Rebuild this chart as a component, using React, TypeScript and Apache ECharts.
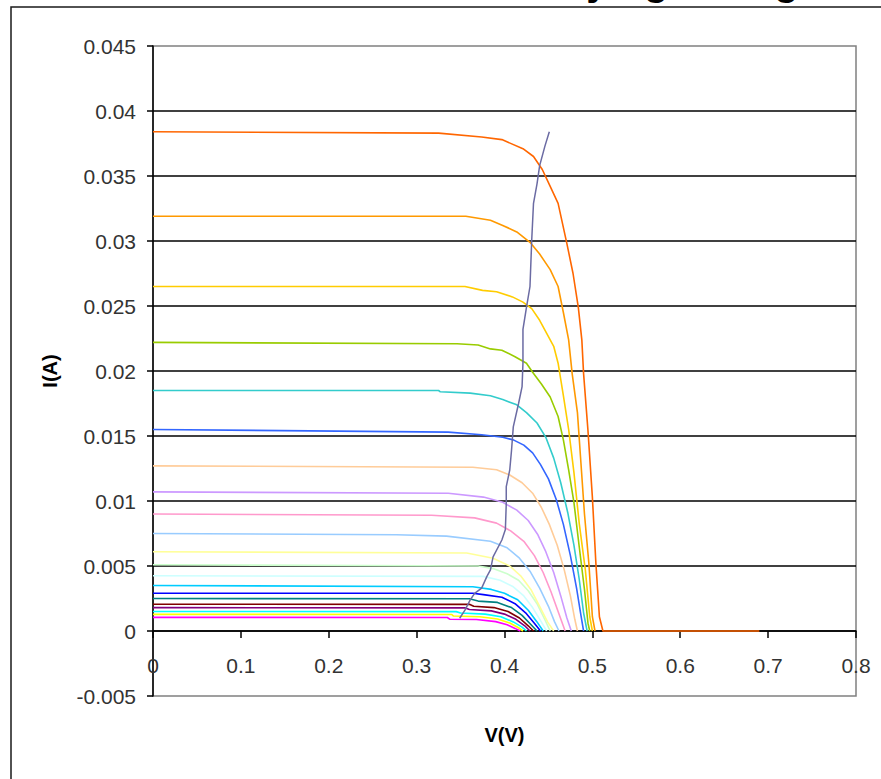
import React, { useEffect, useRef } from "react";
import * as echarts from "echarts";

// Tick labels
const xTickLabels = ["0", "0.1", "0.2", "0.3", "0.4", "0.5", "0.6", "0.7", "0.8"];
const yTickLabels = ["-0.005", "0", "0.005", "0.01", "0.015", "0.02", "0.025", "0.03", "0.035", "0.04", "0.045"];

// I-V curves [V, I], lowest short-circuit current first (Excel series order)
const ivMagenta = [[0, 0.00105], [0.335, 0.00104], [0.338, 0.0009], [0.368, 0.00088], [0.39, 0.00072], [0.403, 0.00048], [0.412, 0.0002], [0.418, 0]];
const ivYellow = [[0, 0.00128], [0.34, 0.00127], [0.342, 0.00115], [0.372, 0.0011], [0.392, 0.00092], [0.406, 0.00062], [0.416, 0.00025], [0.421, 0]];
const ivCyan = [[0, 0.0015], [0.345, 0.00149], [0.35, 0.00138], [0.378, 0.0013], [0.396, 0.0011], [0.41, 0.0007], [0.42, 0.0003], [0.425, 0]];
const ivViolet = [[0, 0.0018], [0.355, 0.00178], [0.36, 0.00165], [0.385, 0.00155], [0.4, 0.0013], [0.413, 0.0009], [0.423, 0.0004], [0.429, 0]];
const ivDarkRed = [[0, 0.00206], [0.36, 0.00205], [0.365, 0.0019], [0.388, 0.0018], [0.404, 0.0015], [0.417, 0.001], [0.427, 0.0004], [0.433, 0]];
const ivTeal = [[0, 0.0025], [0.36, 0.00248], [0.37, 0.0023], [0.392, 0.0022], [0.408, 0.0018], [0.42, 0.0012], [0.43, 0.0005], [0.437, 0]];
const ivBlue = [[0, 0.0029], [0.364, 0.0029], [0.376, 0.0028], [0.397, 0.0026], [0.412, 0.0021], [0.424, 0.0014], [0.434, 0.0006], [0.441, 0]];
const ivSkyBlue = [[0, 0.0035], [0.364, 0.0034], [0.385, 0.0032], [0.4, 0.0029], [0.415, 0.0024], [0.427, 0.0016], [0.437, 0.0007], [0.444, 0]];
const ivLightCyan = [[0, 0.00425], [0.376, 0.0042], [0.395, 0.0039], [0.41, 0.0034], [0.422, 0.0027], [0.432, 0.0018], [0.441, 0.0008], [0.448, 0]];
const ivLightGreen = [[0, 0.0051], [0.37, 0.005], [0.387, 0.0048], [0.403, 0.0044], [0.416, 0.0039], [0.427, 0.0031], [0.437, 0.0021], [0.445, 0.001], [0.452, 0]];
const ivLightYellow = [[0, 0.0061], [0.357, 0.006], [0.387, 0.0056], [0.406, 0.005], [0.419, 0.0042], [0.43, 0.0032], [0.44, 0.0019], [0.449, 0.0007], [0.456, 0]];
const ivPaleBlue = [[0, 0.0075], [0.277, 0.0074], [0.334, 0.0073], [0.384, 0.0069], [0.403, 0.0064], [0.417, 0.0056], [0.429, 0.0046], [0.44, 0.0033], [0.45, 0.0019], [0.457, 0.0007], [0.462, 0]];
const ivRose = [[0, 0.009], [0.317, 0.0089], [0.366, 0.0087], [0.391, 0.0083], [0.407, 0.0077], [0.422, 0.0069], [0.434, 0.0058], [0.444, 0.0045], [0.453, 0.003], [0.461, 0.0015], [0.469, 0]];
const ivLavender = [[0, 0.0107], [0.336, 0.0106], [0.376, 0.0103], [0.398, 0.0099], [0.414, 0.0093], [0.427, 0.0085], [0.438, 0.0074], [0.447, 0.0061], [0.456, 0.0045], [0.464, 0.0027], [0.471, 0.001], [0.476, 0]];
const ivTan = [[0, 0.0127], [0.364, 0.0126], [0.391, 0.0124], [0.406, 0.012], [0.42, 0.0114], [0.432, 0.0106], [0.442, 0.0095], [0.451, 0.0082], [0.46, 0.0066], [0.468, 0.0047], [0.475, 0.0027], [0.48, 0.0009], [0.483, 0]];
const ivLightBlue = [[0, 0.0155], [0.336, 0.0153], [0.374, 0.0151], [0.398, 0.0149], [0.41, 0.0147], [0.422, 0.0143], [0.432, 0.0137], [0.441, 0.0128], [0.45, 0.0117], [0.459, 0.0101], [0.467, 0.0082], [0.475, 0.0058], [0.482, 0.0033], [0.487, 0.0012], [0.49, 0]];
const ivAqua = [[0, 0.0185], [0.325, 0.0185], [0.327, 0.0184], [0.361, 0.0183], [0.384, 0.0181], [0.398, 0.0178], [0.414, 0.0174], [0.425, 0.0168], [0.437, 0.016], [0.447, 0.0149], [0.456, 0.0133], [0.464, 0.0114], [0.472, 0.0091], [0.479, 0.0066], [0.485, 0.004], [0.49, 0.0014], [0.494, 0]];
const ivLime = [[0, 0.0222], [0.346, 0.0221], [0.37, 0.022], [0.384, 0.0217], [0.397, 0.0216], [0.412, 0.0211], [0.425, 0.0206], [0.432, 0.0199], [0.442, 0.019], [0.452, 0.018], [0.461, 0.0165], [0.467, 0.0147], [0.473, 0.0124], [0.479, 0.0099], [0.485, 0.0065], [0.491, 0.0032], [0.495, 0.0006], [0.497, 0]];
const ivGold = [[0, 0.0265], [0.355, 0.0265], [0.375, 0.0262], [0.391, 0.0261], [0.409, 0.0257], [0.421, 0.0253], [0.431, 0.0248], [0.44, 0.0239], [0.448, 0.0229], [0.456, 0.0219], [0.461, 0.0206], [0.467, 0.0181], [0.473, 0.0155], [0.479, 0.0122], [0.485, 0.0083], [0.492, 0.0047], [0.497, 0.0011], [0.5, 0]];
const ivLightOrange = [[0, 0.0319], [0.356, 0.0319], [0.384, 0.0316], [0.398, 0.0312], [0.414, 0.0307], [0.429, 0.0299], [0.44, 0.029], [0.452, 0.0278], [0.461, 0.0265], [0.467, 0.0245], [0.473, 0.0224], [0.477, 0.0198], [0.483, 0.0168], [0.487, 0.0129], [0.491, 0.009], [0.496, 0.0052], [0.5, 0.0011], [0.503, 0]];
const ivOrange = [[0, 0.0384], [0.325, 0.0383], [0.374, 0.038], [0.397, 0.0378], [0.421, 0.0371], [0.433, 0.0365], [0.443, 0.0355], [0.452, 0.0342], [0.461, 0.0329], [0.471, 0.0298], [0.478, 0.0275], [0.484, 0.0249], [0.488, 0.0224], [0.49, 0.0198], [0.495, 0.0154], [0.5, 0.0103], [0.504, 0.0052], [0.508, 0.0011], [0.512, 0], [0.69, 0]];

// Maximum power point trace
const mppTrace = [[0.349, 0.00098], [0.355, 0.0016], [0.361, 0.0024], [0.366, 0.0029], [0.374, 0.0033], [0.38, 0.0042], [0.384, 0.0047], [0.387, 0.0057], [0.397, 0.007], [0.401, 0.0078], [0.402, 0.0098], [0.402, 0.0111], [0.406, 0.0124], [0.408, 0.0139], [0.41, 0.0157], [0.416, 0.0175], [0.42, 0.0188], [0.421, 0.0206], [0.421, 0.0232], [0.425, 0.0249], [0.429, 0.0265], [0.431, 0.0301], [0.433, 0.0329], [0.437, 0.0344], [0.44, 0.0358], [0.446, 0.0373], [0.451, 0.0384]];

const curveData = [ivMagenta, ivYellow, ivCyan, ivViolet, ivDarkRed, ivTeal, ivBlue, ivSkyBlue, ivLightCyan, ivLightGreen, ivLightYellow, ivPaleBlue, ivRose, ivLavender, ivTan, ivLightBlue, ivAqua, ivLime, ivGold, ivLightOrange, ivOrange];
const curveColors = ["#FF00FF", "#FFFF00", "#00FFFF", "#800080", "#800000", "#008080", "#0000FF", "#00CCFF", "#CCFFFF", "#CCFFCC", "#FFFF99", "#99CCFF", "#FF99CC", "#CC99FF", "#FFCC99", "#3366FF", "#33CCCC", "#99CC00", "#FFCC00", "#FF9900", "#FF6600"];
const mppColor = "#6B6BA3";

export default function App() {
  const ref = useRef<HTMLDivElement>(null);
  useEffect(() => {
    if (!ref.current) return;
    const chart = echarts.init(ref.current, undefined, { renderer: "svg" });
    const font = "'Liberation Sans', Arial, sans-serif";
    const series: any[] = curveData.map((d, i) => ({
      type: "line",
      name: "Curve " + (i + 1),
      data: d,
      symbol: "none",
      showSymbol: false,
      lineStyle: { width: 1.6, color: curveColors[i] },
      itemStyle: { color: curveColors[i] },
      z: 2 + i * 0.01,
    }));
    series.push({
      type: "line",
      name: "MPP",
      data: mppTrace,
      symbol: "none",
      showSymbol: false,
      lineStyle: { width: 1.5, color: mppColor },
      itemStyle: { color: mppColor },
      z: 3,
    });
    chart.setOption({
      animation: false,
      backgroundColor: "#ffffff",
      textStyle: { fontFamily: font },
      grid: {
        left: 153,
        top: 46,
        width: 703,
        height: 650,
        show: true,
        borderColor: "#808080",
        borderWidth: 1.5,
        backgroundColor: "transparent",
        containLabel: false,
        outerBoundsMode: "none",
      },
      xAxis: {
        type: "value",
        min: 0,
        max: 0.8,
        interval: 0.1,
        name: "V(V)",
        nameLocation: "middle",
        nameGap: 29,
        nameTextStyle: { fontSize: 20, fontWeight: "bold", color: "#000", fontFamily: font },
        axisLine: { show: true, onZero: true, lineStyle: { color: "#000", width: 1.5 } },
        axisTick: { show: true, length: 7, lineStyle: { color: "#000", width: 1.5 } },
        axisLabel: {
          margin: -41,
          fontSize: 21,
          color: "#333",
          fontFamily: font,
          formatter: (v: number) => xTickLabels[Math.round(v / 0.1)] ?? "",
        },
        splitLine: { show: false },
      },
      yAxis: {
        type: "value",
        min: -0.005,
        max: 0.045,
        interval: 0.005,
        name: "I(A)",
        nameLocation: "middle",
        nameGap: 93,
        nameRotate: 90,
        nameTextStyle: { fontSize: 20, fontWeight: "bold", color: "#000", fontFamily: font },
        axisLine: { show: true, onZero: false, lineStyle: { color: "#000", width: 1.5 } },
        axisTick: { show: true, length: 6, lineStyle: { color: "#000", width: 1.5 } },
        axisLabel: {
          margin: 17,
          fontSize: 21,
          color: "#333",
          fontFamily: font,
          formatter: (v: number) => yTickLabels[Math.round((v + 0.005) / 0.005)] ?? "",
        },
        splitLine: {
          show: true,
          showMinLine: false,
          showMaxLine: false,
          lineStyle: { color: "#000", width: 1.5 },
        },
      },
      graphic: [
        {
          type: "rect",
          silent: true,
          shape: { x: 11, y: 7, width: 1000, height: 1000 },
          style: { fill: "none", stroke: "#1a1a1a", lineWidth: 1.5 },
        },
        {
          type: "text",
          silent: true,
          x: 821,
          y: -19,
          style: {
            text: "I-V Curves at Varying Voltage",
            fontSize: 40,
            fontWeight: "bold",
            fontFamily: font,
            fill: "#000",
            align: "right",
            verticalAlign: "middle",
          },
        },
      ],
      series,
    });
    return () => chart.dispose();
  }, []);
  return (
    <div
      ref={ref}
      style={{ position: "fixed", left: 0, top: 0, width: 881, height: 779, background: "#fff" }}
    />
  );
}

________________________

In the data above, please extract the lines from the first one through the line with "import * as", exactly, and keep pictures out.

> The reply:
Rebuild this chart as a component, using React, TypeScript and Apache ECharts.
import React, { useEffect, useRef } from "react";
import * as echarts from "echarts";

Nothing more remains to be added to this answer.